#### What you have to do
Begin with the first line of the material and copy each line word for word through the line that contains "const yTicks = [0, 10000, 20000, 30000, 40000, 50000, 60000];"; the pictures are left out.

=== Supplied data ===

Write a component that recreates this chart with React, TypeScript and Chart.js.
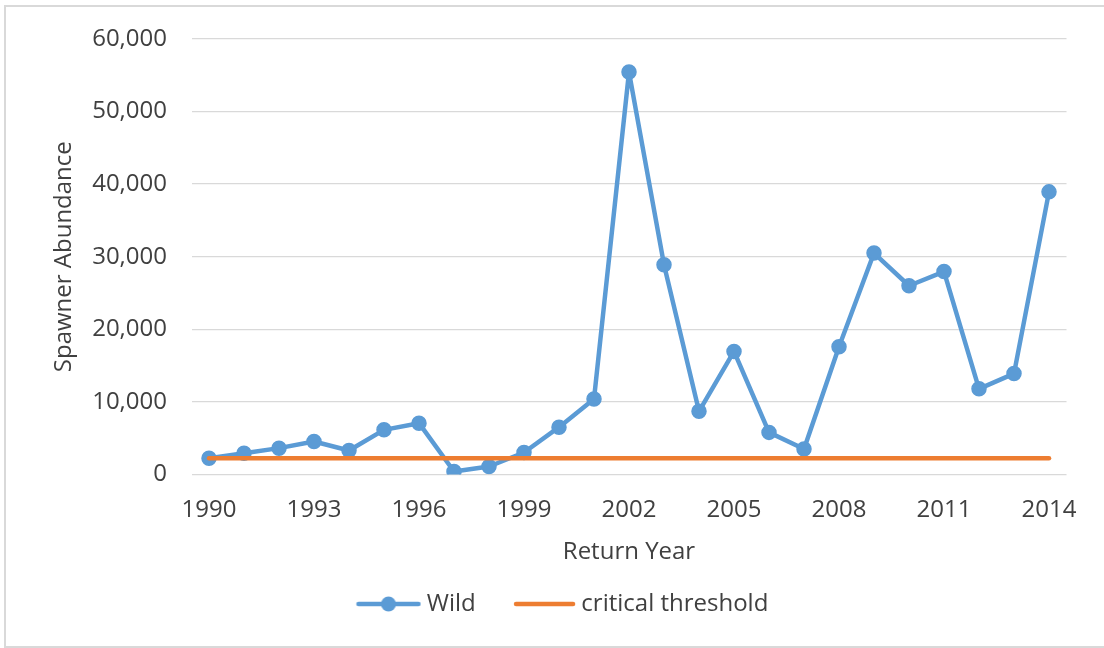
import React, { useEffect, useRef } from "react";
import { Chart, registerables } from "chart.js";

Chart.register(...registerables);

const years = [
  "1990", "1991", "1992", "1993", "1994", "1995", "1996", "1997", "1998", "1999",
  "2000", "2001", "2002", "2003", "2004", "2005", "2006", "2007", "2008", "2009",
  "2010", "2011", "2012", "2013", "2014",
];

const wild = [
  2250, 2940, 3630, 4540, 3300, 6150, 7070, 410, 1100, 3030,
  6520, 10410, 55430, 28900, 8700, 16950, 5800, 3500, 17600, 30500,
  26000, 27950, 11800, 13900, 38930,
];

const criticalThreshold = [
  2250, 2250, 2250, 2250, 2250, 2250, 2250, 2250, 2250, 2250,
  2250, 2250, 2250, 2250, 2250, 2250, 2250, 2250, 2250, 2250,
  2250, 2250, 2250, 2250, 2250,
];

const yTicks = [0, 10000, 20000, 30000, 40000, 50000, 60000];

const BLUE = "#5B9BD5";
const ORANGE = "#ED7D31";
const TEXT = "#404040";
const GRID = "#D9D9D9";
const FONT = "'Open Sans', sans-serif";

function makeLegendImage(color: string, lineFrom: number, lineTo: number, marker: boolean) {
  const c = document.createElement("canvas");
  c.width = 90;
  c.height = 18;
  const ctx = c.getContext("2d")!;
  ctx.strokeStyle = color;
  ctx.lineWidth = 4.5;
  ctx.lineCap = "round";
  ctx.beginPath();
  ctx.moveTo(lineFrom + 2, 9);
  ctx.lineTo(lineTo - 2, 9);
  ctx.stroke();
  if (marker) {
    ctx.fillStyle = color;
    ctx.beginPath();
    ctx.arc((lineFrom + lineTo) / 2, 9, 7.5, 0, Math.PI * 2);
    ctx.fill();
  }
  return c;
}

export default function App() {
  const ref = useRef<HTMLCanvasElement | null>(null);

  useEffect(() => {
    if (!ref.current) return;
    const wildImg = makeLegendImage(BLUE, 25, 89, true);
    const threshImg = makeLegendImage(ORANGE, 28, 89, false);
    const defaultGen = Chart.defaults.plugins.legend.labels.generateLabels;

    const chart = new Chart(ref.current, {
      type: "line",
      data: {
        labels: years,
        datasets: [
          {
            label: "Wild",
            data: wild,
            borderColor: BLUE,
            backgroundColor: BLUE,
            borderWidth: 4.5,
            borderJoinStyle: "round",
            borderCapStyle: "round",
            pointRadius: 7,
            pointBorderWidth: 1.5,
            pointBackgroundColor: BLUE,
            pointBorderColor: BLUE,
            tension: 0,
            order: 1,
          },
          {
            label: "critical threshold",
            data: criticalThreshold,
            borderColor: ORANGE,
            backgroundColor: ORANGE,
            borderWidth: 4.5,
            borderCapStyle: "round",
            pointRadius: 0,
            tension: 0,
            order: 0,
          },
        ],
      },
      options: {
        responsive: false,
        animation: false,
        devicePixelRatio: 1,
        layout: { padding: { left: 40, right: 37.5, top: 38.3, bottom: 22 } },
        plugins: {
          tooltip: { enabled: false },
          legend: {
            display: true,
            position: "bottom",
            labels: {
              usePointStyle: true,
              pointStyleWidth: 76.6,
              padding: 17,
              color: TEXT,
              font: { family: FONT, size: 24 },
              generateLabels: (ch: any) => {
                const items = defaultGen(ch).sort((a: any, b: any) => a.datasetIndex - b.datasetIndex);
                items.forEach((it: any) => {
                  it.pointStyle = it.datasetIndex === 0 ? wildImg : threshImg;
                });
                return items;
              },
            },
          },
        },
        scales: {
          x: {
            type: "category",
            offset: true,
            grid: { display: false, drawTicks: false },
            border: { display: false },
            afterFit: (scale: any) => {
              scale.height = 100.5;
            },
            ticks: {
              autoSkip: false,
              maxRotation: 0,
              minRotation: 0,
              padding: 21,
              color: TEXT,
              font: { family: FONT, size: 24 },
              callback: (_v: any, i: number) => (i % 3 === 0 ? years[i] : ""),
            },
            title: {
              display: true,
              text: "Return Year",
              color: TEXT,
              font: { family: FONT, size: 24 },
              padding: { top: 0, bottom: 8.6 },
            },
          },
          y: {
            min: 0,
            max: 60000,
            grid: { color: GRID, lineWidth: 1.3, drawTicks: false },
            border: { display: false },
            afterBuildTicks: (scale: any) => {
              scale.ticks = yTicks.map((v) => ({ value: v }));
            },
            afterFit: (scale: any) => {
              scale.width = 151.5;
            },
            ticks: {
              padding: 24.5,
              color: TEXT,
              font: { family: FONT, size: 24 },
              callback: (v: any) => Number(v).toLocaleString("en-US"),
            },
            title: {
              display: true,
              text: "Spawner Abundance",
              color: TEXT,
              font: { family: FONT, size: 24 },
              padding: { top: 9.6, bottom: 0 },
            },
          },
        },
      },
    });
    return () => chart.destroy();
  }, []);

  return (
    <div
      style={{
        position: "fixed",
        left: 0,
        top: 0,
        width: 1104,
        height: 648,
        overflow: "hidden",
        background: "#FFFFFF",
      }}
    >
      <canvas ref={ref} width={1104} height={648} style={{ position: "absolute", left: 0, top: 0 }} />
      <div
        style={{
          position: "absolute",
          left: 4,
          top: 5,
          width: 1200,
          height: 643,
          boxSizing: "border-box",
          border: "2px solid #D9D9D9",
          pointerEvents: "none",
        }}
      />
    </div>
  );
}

===

#### Task result
Write a component that recreates this chart with React, TypeScript and Chart.js.
import React, { useEffect, useRef } from "react";
import { Chart, registerables } from "chart.js";

Chart.register(...registerables);

const years = [
  "1990", "1991", "1992", "1993", "1994", "1995", "1996", "1997", "1998", "1999",
  "2000", "2001", "2002", "2003", "2004", "2005", "2006", "2007", "2008", "2009",
  "2010", "2011", "2012", "2013", "2014",
];

const wild = [
  2250, 2940, 3630, 4540, 3300, 6150, 7070, 410, 1100, 3030,
  6520, 10410, 55430, 28900, 8700, 16950, 5800, 3500, 17600, 30500,
  26000, 27950, 11800, 13900, 38930,
];

const criticalThreshold = [
  2250, 2250, 2250, 2250, 2250, 2250, 2250, 2250, 2250, 2250,
  2250, 2250, 2250, 2250, 2250, 2250, 2250, 2250, 2250, 2250,
  2250, 2250, 2250, 2250, 2250,
];

const yTicks = [0, 10000, 20000, 30000, 40000, 50000, 60000];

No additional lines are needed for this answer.